Dr. Schaefer was Acting Director of the USGS from October of 1997 to February of 1998. He previously served for three years as Assistant Director for Environment in the White House Office of Science and Technology Policy, where he was responsible for a variety of environmental science, technology, and education issues.
From 1989 to 1993, he served as senior staff associate and director of the Washington Office of the Carnegie Commission on Science, Technology, and Government, an activity of the Carnegie Corporation of New York. While with Carnegie he contributed to a number of studies related to U.S. environmental and science policy.

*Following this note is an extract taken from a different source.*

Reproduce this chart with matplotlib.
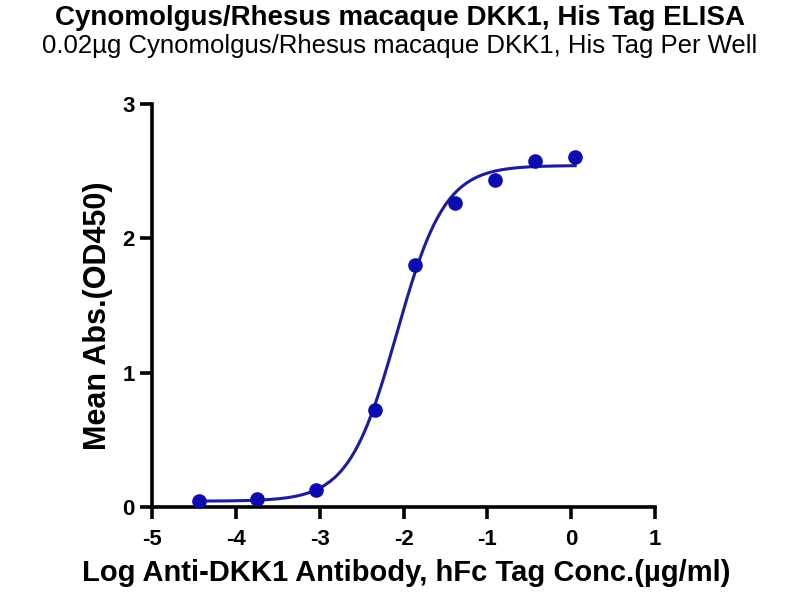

He was a staff member at the congressional Office of Technology Assessment (OTA) from 1987 to 1989, first as a congressional science fellow and then as director of OTA's study of the effects of toxic substances on the nervous system. For five years beginning in 1988, he taught an environmental policy seminar for Stanford University's Stanford in Washington program. A biologist by training, he received a B.A. (Zoology and Botany) from the University of Washington, and Ph.D. (Neurosciences) from Stanford University. After completing his undergraduate degree in 1977, he worked for five years in the U.S. Environmental Protection Agency's Office of Research and Development.